The reinvention of the monarchy in the nineteenth and early twentieth centuries, under the influence of the Church, allayed the nonconformist conscience, and gave the Anglican conservatives popular support in resisting constitutional change. Even Roman Catholics, to whom we owe our thanks for their hospitality in allowing us to use this college chapel, who had had ever since the end of the Stuarts an ambiguous relationship with Protestant monarchy, were reconciled to political stability and the continuance of the bulwark of the Church of England against the infidelity and atheism such as was evident in Republican France or Bismarck’s Germany.

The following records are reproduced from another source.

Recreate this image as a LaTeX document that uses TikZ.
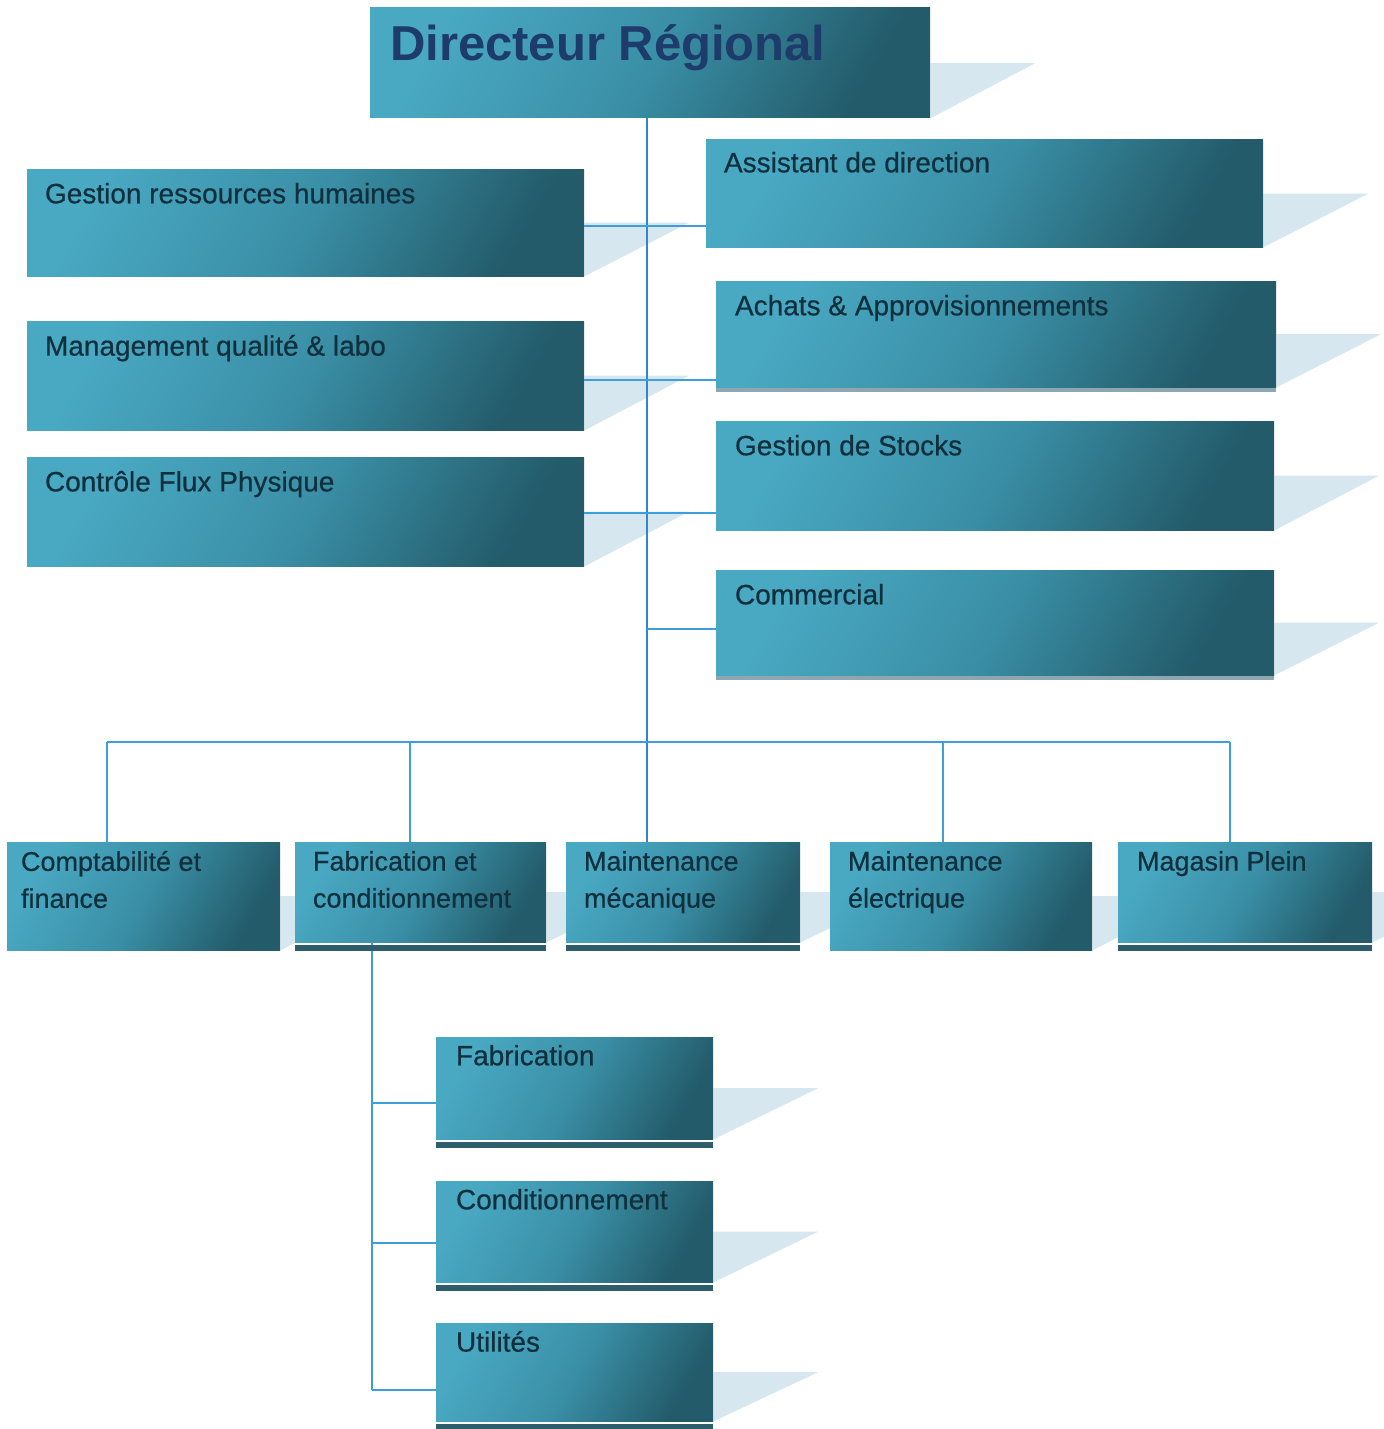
\documentclass[tikz,border=0pt]{standalone}
\usepackage{fontspec}
\setmainfont{Liberation Sans}
\newfontfamily\heavyfont[FakeBold=0.6]{Liberation Sans}
\usepackage{tikz}
\usetikzlibrary{positioning,fit,backgrounds}
\definecolor{tealtop}{HTML}{49A8C2}
\definecolor{tealmid}{HTML}{3A8FA6}
\definecolor{tealbot}{HTML}{235B6A}
\definecolor{inkdark}{HTML}{11303E}
\definecolor{titleblue}{HTML}{1D3B6B}
\definecolor{linkblue}{HTML}{3A9FDB}
\definecolor{trunkblue}{HTML}{2F86C8}
\definecolor{shadowblue}{HTML}{D7E7EF}
\definecolor{barteal}{HTML}{2E5E6C}
\definecolor{bargrey}{HTML}{8DA6AF}
\tikzset{
  orgbox/.style={
    rectangle, inner sep=0pt, draw=none,
    top color=tealtop, bottom color=tealbot, middle color=tealmid,
    shading angle=60
  },
  boxtext/.style={
    font=\heavyfont\fontsize{14}{19}\selectfont, text=inkdark,
    inner sep=0pt, align=left
  },
  smalltext/.style={
    boxtext, font=\heavyfont\fontsize{13.5}{18.5}\selectfont
  },
  titletext/.style={
    boxtext, font=\fontsize{24.5}{29}\selectfont\bfseries, text=titleblue
  },
  link/.style={draw=linkblue, line width=1.1pt},
  trunk/.style={link, draw=trunkblue, line width=1pt},
  boxshadow/.style={fill=shadowblue},
}

\begin{document}
\begin{tikzpicture}[x=0.5pt, y=-0.5pt]
  \useasboundingbox (0,0) rectangle (1383,1429);

  % Boxes
  \node[orgbox, fit={(370,8) (930,118)}] (dir) {};
  \node[orgbox, fit={(27,169) (584,276)}] (grh) {};
  \node[orgbox, fit={(27,321) (584,430)}] (mql) {};
  \node[orgbox, fit={(27,457) (584,566)}] (cfp) {};
  \node[orgbox, fit={(706,140) (1263,247)}] (assist) {};
  \node[orgbox, fit={(716,281) (1276,387)}] (achats) {};
  \node[orgbox, fit={(716,421) (1274,530)}] (stocks) {};
  \node[orgbox, fit={(716,570) (1274,675)}] (comm) {};
  \node[orgbox, fit={(7,842) (280,950)}] (compta) {};
  \node[orgbox, fit={(295,842) (546,942)}] (fabcond) {};
  \node[orgbox, fit={(566,842) (800,942)}] (mmeca) {};
  \node[orgbox, fit={(830,842) (1092,950)}] (melec) {};
  \node[orgbox, fit={(1118,842) (1372,942)}] (magasin) {};
  \node[orgbox, fit={(436,1037) (713,1139)}] (fab) {};
  \node[orgbox, fit={(436,1181) (713,1282)}] (cond) {};
  \node[orgbox, fit={(436,1323) (713,1421)}] (util) {};

  % Texts
  \node[titletext, below right=8.5pt and 10pt of dir.north west] (dirtxt) {Directeur Régional};
  \node[boxtext, below right=7pt and 9pt of grh.north west] (grhtxt) {Gestion ressources humaines};
  \node[boxtext, below right=7pt and 9pt of mql.north west] (mqltxt) {Management qualité \& labo};
  \node[boxtext, below right=7pt and 9pt of cfp.north west] (cfptxt) {Contrôle Flux Physique};
  \node[boxtext, below right=6pt and 9pt of assist.north west] (assisttxt) {Assistant de direction};
  \node[boxtext, below right=7pt and 9.5pt of achats.north west] (achatstxt) {Achats \& Approvisionnements};
  \node[boxtext, below right=7pt and 9.5pt of stocks.north west] (stockstxt) {Gestion de Stocks};
  \node[boxtext, below right=7pt and 9.5pt of comm.north west] (commtxt) {Commercial};
  \node[smalltext, below right=4.5pt and 7pt of compta.north west] (comptatxt) {Comptabilité et\\finance};
  \node[smalltext, below right=4.5pt and 9pt of fabcond.north west] (fabcondtxt) {Fabrication et\\conditionnement};
  \node[smalltext, below right=4.5pt and 9pt of mmeca.north west] (mmecatxt) {Maintenance\\mécanique};
  \node[smalltext, below right=4.5pt and 9pt of melec.north west] (melectxt) {Maintenance\\électrique};
  \node[smalltext, below right=4.5pt and 9.5pt of magasin.north west] (magasintxt) {Magasin Plein};
  \node[boxtext, below right=4pt and 10pt of fab.north west] (fabtxt) {Fabrication};
  \node[boxtext, below right=4pt and 10pt of cond.north west] (condtxt) {Conditionnement};
  \node[boxtext, below right=4pt and 10pt of util.north west] (utiltxt) {Utilités};

  % Shadows
  \begin{scope}[on background layer]
    \foreach \n in {dir,grh,mql,cfp,assist,achats,stocks,comm,
                    compta,fabcond,mmeca,melec,magasin,fab,cond,util}
      \path[boxshadow] (\n.east) -- ++(105,0) -- (\n.south east) -- cycle;
  \end{scope}

  % Links
  \coordinate (trunk) at (647,742);
  \coordinate (sub) at (372,1390);
  \draw[trunk] (dir.south -| trunk) -- (mmeca.north -| trunk);
  \draw[link] (107,742) -- (1230,742);
  \foreach \n/\x in {compta/107,fabcond/410,melec/943,magasin/1230}
    \draw[link] (\x,742) -- (\n.north -| \x,742);
  \draw[link] (grh.east |- 0,226) -- (assist.west |- 0,226);
  \draw[link] (mql.east |- 0,380) -- (achats.west |- 0,380);
  \draw[link] (cfp.east |- 0,513) -- (stocks.west |- 0,513);
  \draw[link] (trunk |- 0,629) -- (comm.west |- 0,629);
  \draw[link] (fabcond.south -| sub) -- (sub);
  \draw[link] (sub |- 0,1103) -- (fab.west |- 0,1103);
  \draw[link] (sub |- 0,1243) -- (cond.west |- 0,1243);
  \draw[link] (sub) -- (util.west |- sub);

  % Bars under boxes
  \foreach \n in {fabcond,mmeca,magasin,fab,cond,util}
    \fill[barteal] ([yshift=-1.5pt]\n.south west) rectangle ([yshift=-4.5pt]\n.south east);
  \foreach \n in {achats,comm}
    \fill[bargrey] ([yshift=-0.5pt]\n.south west) rectangle ([yshift=-2.5pt]\n.south east);
\end{tikzpicture}
\end{document}
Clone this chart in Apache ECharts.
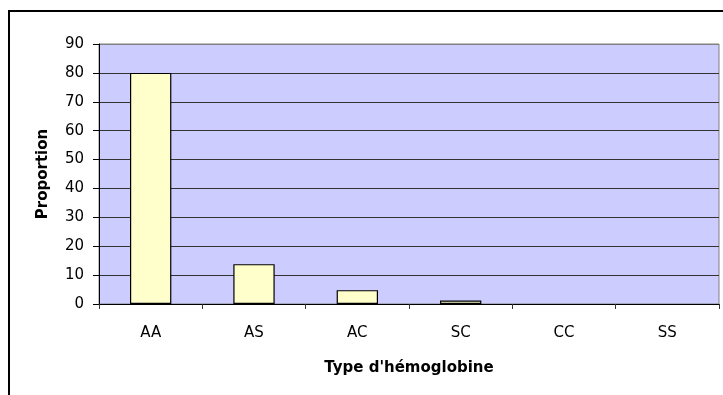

But chill winds have blown and continue to blow through all traditional institutions since Kingsley Amis’s words. The 1990’s in particular saw the coincidence of an accelerating general decline in respect for the established institutions of the nation, attacked from the left on the usual grounds of privilege, and then from the Thatcherite right, on the grounds of inefficiency and unaccountability. Self-indulgent, or, more charitably and perhaps more accurately, individualistic attitudes and behaviour, have had a devastating effect on activities and institutions that have generally relied upon some sort of sacrifice in the name of a greater good – for reckoning of a greater good becomes impossible without at least some sense that meaning is not merely self-derived, but comes in some measure from outside, from above.
One such arena is, of course, marriage. The transformation of attitudes towards this primary institution is beyond the scope of this sermon, but one may get something of the flavour of the change by looking at the activities of the children of the Queen. The whole Diana phenomenon, the affairs and the scandals, reported on gleefully by the popular press, brought the celebrity culture of hedonism and transience into the one family that has an iconic significance on a national level. And yet, and yet, our late Queen, whose centenary we mark, maintained a commitment to duty that was unto death. It was and is a duty, moreover, that is not chosen by self, nor by democratic processes, but by birth and by coronation, by, in other words, by God.
In this sense the monarch is symbolic to the nation of the principles of justice, which are given and which alone grant moral legitimacy. A popular mandate can, in principle, be found for anything, no matter how evil, and it can only be seen as salutary for popularly elected representatives to be subject to a head of state who symbolises the givenness of justice precisely by not being chosen, directly or indirectly, by the people, and who at her coronation receives the symbols of authority not from below, but from above, from God himself through the hands of his Church.
So today is an opportunity to give thanks to God; for our late Queen’s lifetime of service to her country and to the Commonwealth, for our political stability and for the many blessings that that has brought us, and to pray for our King’s welfare and that of his family. God save the King.